日々の業務が積もると、紙の山も感覚も鈍る
目の前の業務を回すことで精一杯になると、優先順位や分類の感覚がだんだん鈍ってくる。気づけば、急ぎの案件と古いコピーが同じ場所に突っ込まれている。書類の山が高くなるほど、自分の判断力も削られていくようで、本当に怖い。
事務員さんに言えなかった「なくした」と言う一言
本当は私がしまい込んで紛失したのかもしれない。でも、最初に気づいたのが事務員だったからこそ、なんとなく言い出しにくい。「私がやりました」と言えれば楽なんだが、どうしても口が重くなる。自分の不甲斐なさと情けなさが混じって、胸のあたりがずっともやもやしていた。
情けないけど、プライドが邪魔をする
私は「所長」だ。

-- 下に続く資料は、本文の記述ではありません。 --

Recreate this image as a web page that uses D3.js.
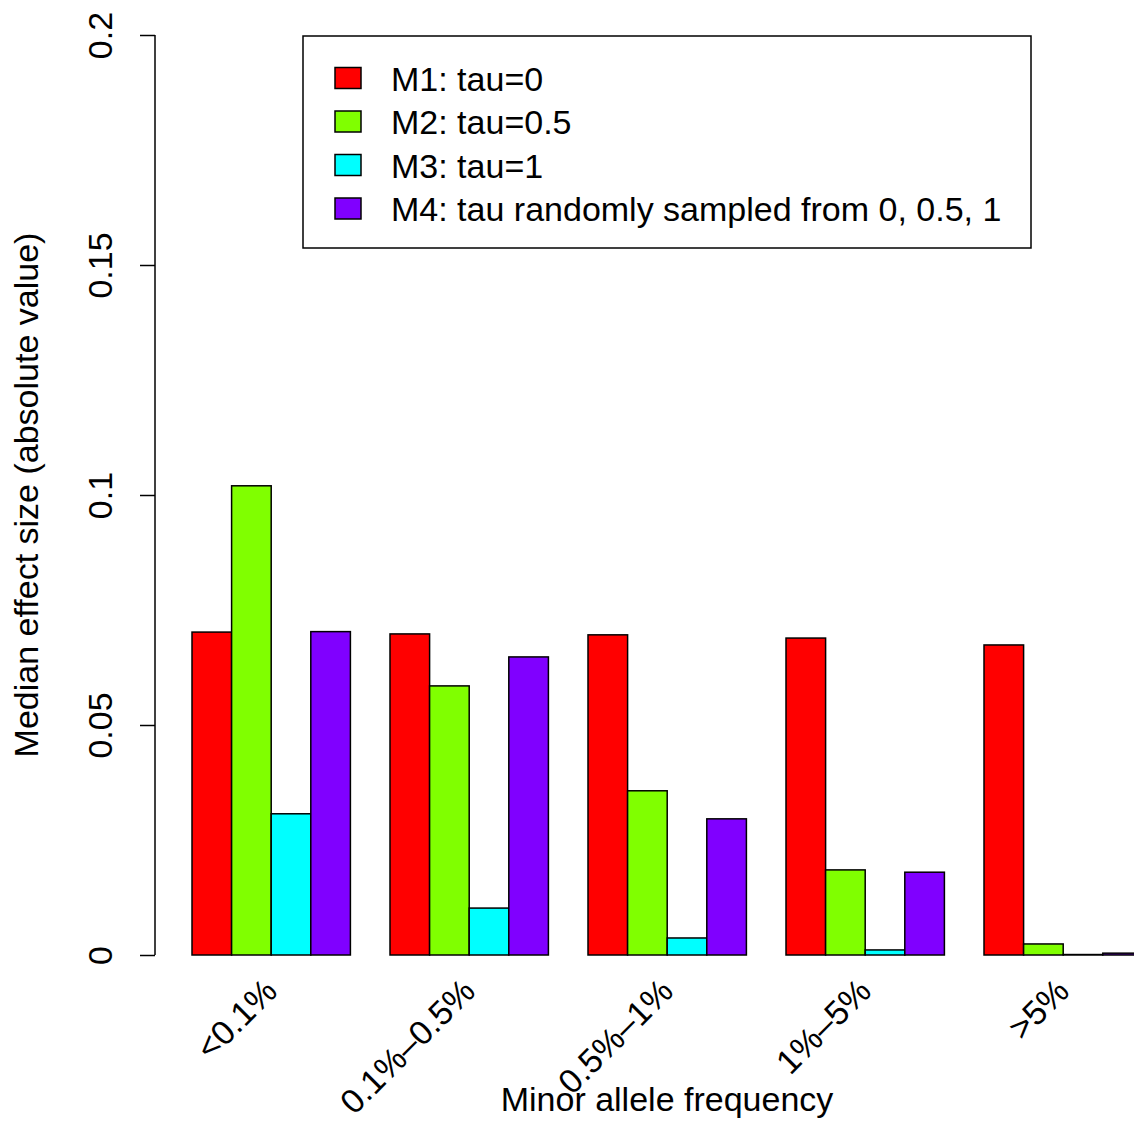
<!DOCTYPE html>
<html>
<head>
<meta charset="utf-8">
<script src="https://cdn.jsdelivr.net/npm/d3@7"></script>
<style>
  body { margin: 0; background: #fff; }
  svg text { font-family: "Liberation Sans", Arial, Helvetica, sans-serif; fill: #000; }
</style>
</head>
<body>
<svg id="chart" width="1134" height="1121"></svg>
<script>
// data
var categories = ['<0.1%', '0.1%\u20130.5%', '0.5%\u20131%', '1%\u20135%', '>5%'];
var seriesNames = ['M1: tau=0', 'M2: tau=0.5', 'M3: tau=1', 'M4: tau randomly sampled from 0, 0.5, 1'];
var seriesColors = ['#FF0000', '#80FF00', '#00FFFF', '#8000FF'];
var m1 = [0.0702, 0.0698, 0.0696, 0.0689, 0.0674];
var m2 = [0.1020, 0.0585, 0.0357, 0.0185, 0.0024];
var m3 = [0.0307, 0.0102, 0.0037, 0.0011, 0.0001];
var m4 = [0.0703, 0.0648, 0.0296, 0.0180, 0.0004];
var yTicks = [0, 0.05, 0.1, 0.15, 0.2];
var yTickLabels = ['0', '0.05', '0.1', '0.15', '0.2'];

var series = [m1, m2, m3, m4];
var fontSize = 34;

// layout
var svg = d3.select('#chart');
var axisX = 155;
var y = d3.scaleLinear().domain([0, 0.2]).range([955, 35]);
var x0 = d3.scaleBand()
	.domain(categories)
	.range([192, 1142.4])
	.paddingInner(0.2)
	.paddingOuter(0);
var x1 = d3.scaleBand()
	.domain(d3.range(series.length))
	.range([0, x0.bandwidth()]);

// bars
var groups = svg.append('g').selectAll('g')
	.data(categories)
	.enter().append('g')
	.attr('transform', function(d) { return 'translate(' + x0(d) + ',0)'; });

groups.selectAll('rect')
	.data(function(d, i) {
		return series.map(function(s, j) { return { s: j, v: s[i] }; });
	})
	.enter().append('rect')
	.attr('x', function(d) { return x1(d.s); })
	.attr('width', x1.bandwidth())
	.attr('y', function(d) { return y(d.v); })
	.attr('height', function(d) { return y(0) - y(d.v); })
	.attr('fill', function(d) { return seriesColors[d.s]; })
	.attr('stroke', '#000')
	.attr('stroke-width', 1.5);

// y axis
var yAxis = d3.axisLeft(y)
	.tickValues(yTicks)
	.tickFormat(function(d, i) { return yTickLabels[i]; })
	.tickSize(15)
	.tickPadding(0);
var yg = svg.append('g')
	.attr('transform', 'translate(' + axisX + ',0)')
	.call(yAxis);
yg.select('.domain').attr('d', 'M0,' + y(0) + 'V' + y(0.2)).attr('stroke', '#000').attr('stroke-width', 1.5);
yg.selectAll('.tick line').attr('stroke', '#000').attr('stroke-width', 1.5);
yg.selectAll('.tick text')
	.attr('font-size', fontSize)
	.attr('text-anchor', 'middle')
	.attr('x', null)
	.attr('transform', 'translate(-43,0) rotate(-90)')
	.attr('dy', 0);

// x labels
svg.append('g').selectAll('text')
	.data(categories)
	.enter().append('text')
	.attr('font-size', fontSize)
	.attr('text-anchor', 'end')
	.attr('transform', function(d) {
		var cx = x0(d) + x0.bandwidth() / 2 + 8;
		return 'translate(' + cx + ',993) rotate(-45)';
	})
	.text(function(d) { return d; });

// axis titles
svg.append('text')
	.attr('x', 667).attr('y', 1111)
	.attr('text-anchor', 'middle')
	.attr('font-size', fontSize)
	.text('Minor allele frequency');

svg.append('text')
	.attr('transform', 'translate(38,495) rotate(-90)')
	.attr('text-anchor', 'middle')
	.attr('font-size', fontSize)
	.text('Median effect size (absolute value)');

// legend
var legend = svg.append('g');
legend.append('rect')
	.attr('x', 303).attr('y', 36)
	.attr('width', 728).attr('height', 212)
	.attr('fill', '#fff')
	.attr('stroke', '#000')
	.attr('stroke-width', 1.5);
var rows = legend.selectAll('g.row')
	.data(seriesNames)
	.enter().append('g')
	.attr('class', 'row')
	.attr('transform', function(d, i) { return 'translate(0,' + (78.5 + i * 43.5) + ')'; });
rows.append('rect')
	.attr('x', 335).attr('y', -11)
	.attr('width', 26).attr('height', 21)
	.attr('fill', function(d, i) { return seriesColors[i]; })
	.attr('stroke', '#000')
	.attr('stroke-width', 1.5);
rows.append('text')
	.attr('x', 391).attr('y', 12)
	.attr('font-size', fontSize)
	.text(function(d) { return d; });
</script>
</body>
</html>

一応この小さな事務所の責任者だ。だから、事務員の前でミスを認めるのが、妙に恥ずかしい。情けない話だが、ちっぽけなプライドが邪魔をして、素直に謝れない。こういうとき、自分の未熟さと向き合わされるのがしんどい。
見つけてくれたら…と密かに期待してしまう
何も言わずに探している間、内心では「誰かが奇跡的に見つけてくれないか」と願っていた。自分のミスなのに、他人の発見にすがってしまう。その依存心のような感情がまた自己嫌悪を生む。独りよがりな逃げ方だと分かっていても、つい心がそちらに流れてしまう。
「探してるふり」してる自分に自己嫌悪
書類を探すふりをしながら、実は内心は「もう出てこないだろう」と諦めていた。そういう自分のズルさが嫌になる。とりあえず探してる風を装えば、時間が解決してくれるんじゃないかという甘さ。でも、誰よりも自分がそれを見抜いていた。